Users ask IBM to lift Lotus fog

Lotus’ Domino customers and business partners wanted a clear explanation of the product’s future and how it will ultimately be integrated with IBM Corp.’s application server and database at last month’s annual Lotusphere conference.

Users say IBM’s picture of a world that includes both the familiar Domino and the next-generation model that fits IBM’s portal strategy still creates uncertainty as to why and how the platforms will merge, and they are concerned that Domino will be gutted to supply parts for IBM’s WebSphere Application Server, the cornerstone of Big Blue’s middleware.

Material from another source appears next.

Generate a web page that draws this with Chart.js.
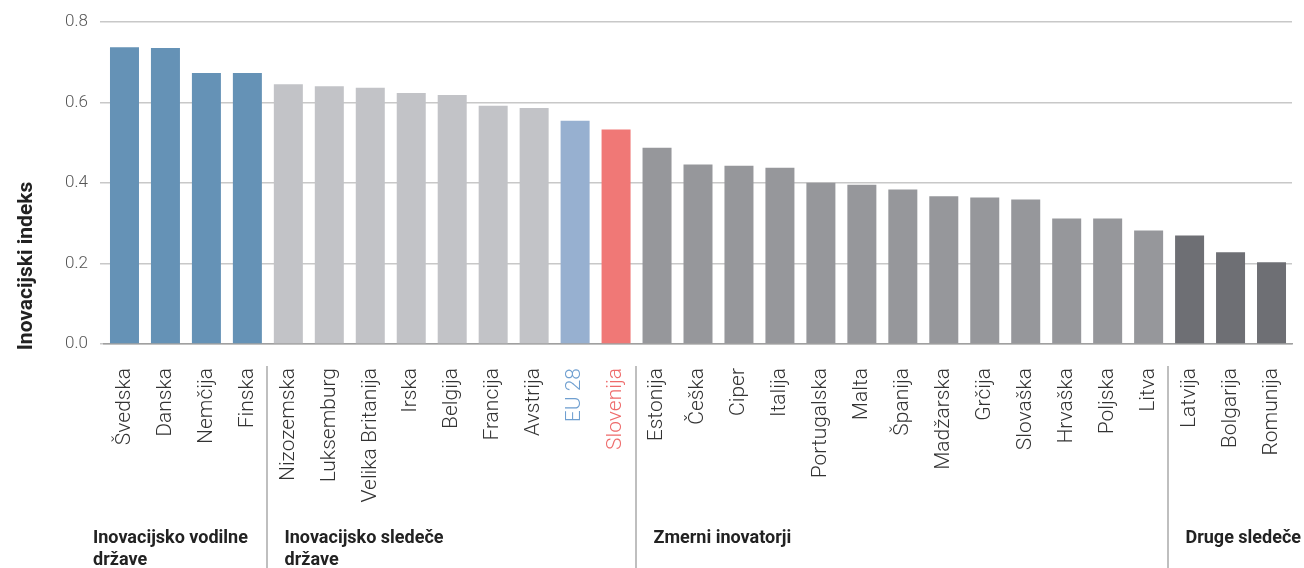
<!DOCTYPE html>
<html lang="sl">
<head>
<meta charset="utf-8">
<title>Inovacijski indeks</title>
<script src="https://cdn.jsdelivr.net/npm/chart.js@4.4.1/dist/chart.umd.min.js"></script>
<style>
  html, body { margin: 0; padding: 0; background: #fff; }
  #graphique { display: block; }
</style>
</head>
<body>
<canvas id="graphique" width="1304" height="568"></canvas>
<script>
// ============================================================
//  Inovacijski indeks po državah — histogramme Chart.js
// ============================================================

/* ── Données ────────────────────────────────────────────── */
const pays = [
    'Švedska', 'Danska', 'Nemčija', 'Finska',
    'Nizozemska', 'Luksemburg', 'Velika Britanija', 'Irska', 'Belgija', 'Francija', 'Avstrija', 'EU 28', 'Slovenija',
    'Estonija', 'Češka', 'Ciper', 'Italija', 'Portugalska', 'Malta', 'Španija', 'Madžarska', 'Grčija', 'Slovaška', 'Hrvaška', 'Poljska', 'Litva',
    'Latvija', 'Bolgarija', 'Romunija'
];
const indices = [
    0.738, 0.736, 0.674, 0.674,
    0.646, 0.641, 0.637, 0.624, 0.619, 0.592, 0.587, 0.555, 0.533,
    0.488, 0.446, 0.443, 0.438, 0.401, 0.396, 0.384, 0.367, 0.364, 0.359, 0.312, 0.312, 0.282,
    0.270, 0.228, 0.203
];
// statut de chaque barre (sert au choix de la couleur)
const statut = [
    'vodilne', 'vodilne', 'vodilne', 'vodilne',
    'sledece', 'sledece', 'sledece', 'sledece', 'sledece', 'sledece', 'sledece', 'eu', 'slo',
    'zmerni', 'zmerni', 'zmerni', 'zmerni', 'zmerni', 'zmerni', 'zmerni', 'zmerni', 'zmerni', 'zmerni', 'zmerni', 'zmerni', 'zmerni',
    'druge', 'druge', 'druge'
];
const groupeTitres = [
    ['Inovacijsko vodilne', 'države'],
    ['Inovacijsko sledeče', 'države'],
    ['Zmerni inovatorji'],
    ['Druge sledeče']
];
const groupeDebuts = [0, 4, 13, 26];
const ticksY = [0, 0.2, 0.4, 0.6, 0.8];
const titreY = 'Inovacijski indeks';

/* ── Styles ─────────────────────────────────────────────── */
const couleursBarres = {
    vodilne: '#6592b6',
    sledece: '#c2c3c7',
    eu:      '#97b0d0',
    slo:     '#f07876',
    zmerni:  '#96979b',
    druge:   '#6e6f74'
};
const couleursTextes = { eu: '#6f9fd0', slo: '#ee6b6b' };
const POLICE = 'Roboto, "Noto Sans", sans-serif';

/* ── Plugin : titre Y, séparateurs et noms de groupes ───── */
const decorGroupes = {
    id: 'decorGroupes',
    afterDraw(chart) {
        const { ctx, chartArea, scales: { x } } = chart;
        ctx.save();

        // Titre vertical de l'axe Y
        ctx.save();
        ctx.translate(32, 266);
        ctx.rotate(-Math.PI / 2);
        ctx.font = `bold 21px ${POLICE}`;
        ctx.fillStyle = '#222';
        ctx.textAlign = 'center';
        ctx.textBaseline = 'alphabetic';
        ctx.fillText(titreY, 0, 0);
        ctx.restore();

        ctx.font = `bold 18px ${POLICE}`;
        ctx.fillStyle = '#222';
        ctx.textAlign = 'left';
        ctx.textBaseline = 'alphabetic';
        ctx.strokeStyle = '#aaaaaa';
        ctx.lineWidth = 1.5;

        groupeDebuts.forEach((debut, i) => {
            let xg;
            if (i === 0) {
                xg = chartArea.left - 11;
            } else {
                const sep = Math.round((x.getPixelForValue(debut - 1) + x.getPixelForValue(debut)) / 2) - 1;
                ctx.beginPath();
                ctx.moveTo(sep, 366);
                ctx.lineTo(sep, chart.height);
                ctx.stroke();
                xg = sep + 17.5;
            }
            groupeTitres[i].forEach((ligne, k) => ctx.fillText(ligne, xg, 543 + k * 22));
        });

        ctx.restore();
    }
};

/* ── Graphique ──────────────────────────────────────────── */
new Chart(document.getElementById('graphique'), {
    type: 'bar',
    data: {
        labels: pays,
        datasets: [{
            data: indices,
            backgroundColor: statut.map(s => couleursBarres[s]),
            borderWidth: 0,
            barPercentage: 0.708,
            categoryPercentage: 1
        }]
    },
    options: {
        responsive: false,
        animation: false,
        layout: { padding: { top: 21, right: 12, bottom: 0, left: 0 } },
        plugins: {
            legend: { display: false },
            tooltip: { enabled: false }
        },
        scales: {
            x: {
                grid: { display: false, drawTicks: false },
                border: { display: true, color: '#a0a0a0', width: 1.5 },
                ticks: {
                    autoSkip: false,
                    minRotation: 90,
                    maxRotation: 90,
                    padding: 24,
                    font: { family: POLICE, size: 21, weight: '300' },
                    color: statut.map(s => couleursTextes[s] || '#333333')
                },
                afterFit: scale => {
                    scale.height = 224;
                    scale.paddingLeft = 0;
                    scale.paddingRight = 0;
                }
            },
            y: {
                min: 0,
                max: 0.8,
                afterBuildTicks: scale => { scale.ticks = ticksY.map(v => ({ value: v })); },
                grid: { color: '#c8c8c8', lineWidth: 1.5, tickLength: 4 },
                border: { display: false },
                ticks: {
                    padding: 12,
                    font: { family: POLICE, size: 17, weight: '300' },
                    color: '#555555',
                    callback: v => v.toFixed(1)
                },
                afterFit: scale => { scale.width = 104; }
            }
        }
    },
    plugins: [decorGroupes]
});
</script>
</body>
</html>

Also, users say IBM is pushing WebSphere in subtle ways, including offering licensing discounts to those who agree to test WebSphere and Lotus Enterprise Integrator (LEI) to tap into DB2. The recent replacement of Lotus general manager Al Zollar with Ambuj Goyal, an IBM veteran like Zollar, and a WebSphere expert, is only adding to that uncertainty.

Jim Cimino, president of Lotus business partner Bright Ideas Software Inc., said Lotus employees have been joking with users that “it’s time to drink the blue Kool-Aid.”

However, IBM used Lotusphere to outline its plan to more tightly integrate Lotus’ portfolio with technology from throughout IBM’s software group.

IBM said new collaboration capabilities will be included in the next version of IBM’s WebSphere Portal software, based on Lotus technology, allowing users to work with applications such as corporate white pages, organizational charts, instant messages and team workplace. For example, users will be able to search for colleagues throughout organizational directories and initiate contact via instant messaging, or track from their portal interface and interact with workplaces to which they belong.

Also on the integration front, IBM said it will soon release the IBM Lotus Domino Toolkit for WebSphere Studio. The kit will make it easier for developers using WebSphere Studio to build Domino capabilities into their applications, according to IBM, and will be available as a free download from IBM’s Web site.

Among the other new products was a new, still-unnamed e-mail system aimed at the lower end of the corporate market. The goal is to tap customers who are not seeking a full messaging suite such as Lotus Notes, according to Ken Bisconti, Lotus’ vice-president of messaging and advanced collaboration.

The Java-based software will take advantage of technologies from throughout IBM’s portfolio, including its DB2 database, portal framework and mobile-access features, Bisconti said. Now in beta testing, the software is scheduled to ship during the second quarter.

Finally, IBM said it will release during the third quarter IBM Lotus Sametime Everyplace 3, the latest version of its mobile instant-messaging software. Previously, Sametime Everyplace worked only with mobile phones. The latest version will support Pocket PC and Palm OS handhelds.

Last year’s Lotusphere ended in grumbling after Lotus quietly admitted it was cutting a technology from the yet-to-be-released Domino R6 called Garnet that supported the use of Java Server Pages (JSP). Users called the move an attempt to cripple Domino in favour of WebSphere.

IBM/Lotus said last summer that R6, which shipped in October, will be followed in 2004 by another release of Domino and that the “next-generation” platform built around WebSphere would begin to emerge this year. Last year, the company said Domino would remain on those two tracks into the foreseeable future.

“We know Domino will be there in the future in one form or another, but what that form will be is the big question among the business partners,” said Ron Herardian, CEO of consulting firm Global System Services.

“There are a lot of technical reasons that Domino on WebSphere makes sense, but the reality is that most users run Domino for mail, calendars and contacts, and don’t build applications or portals, and don’t understand WebSphere.”

Lotus is under pressure from Microsoft Corp., which now boasts more Exchange users than Lotus does Domino users and also is producing collaboration components. Both vendors face pressure from pure messaging servers, such as Critical Path Inc., Gordano Ltd., Mirapoint Inc., Rockcliffe Inc. and Stalker Software Inc., which offer lower costs.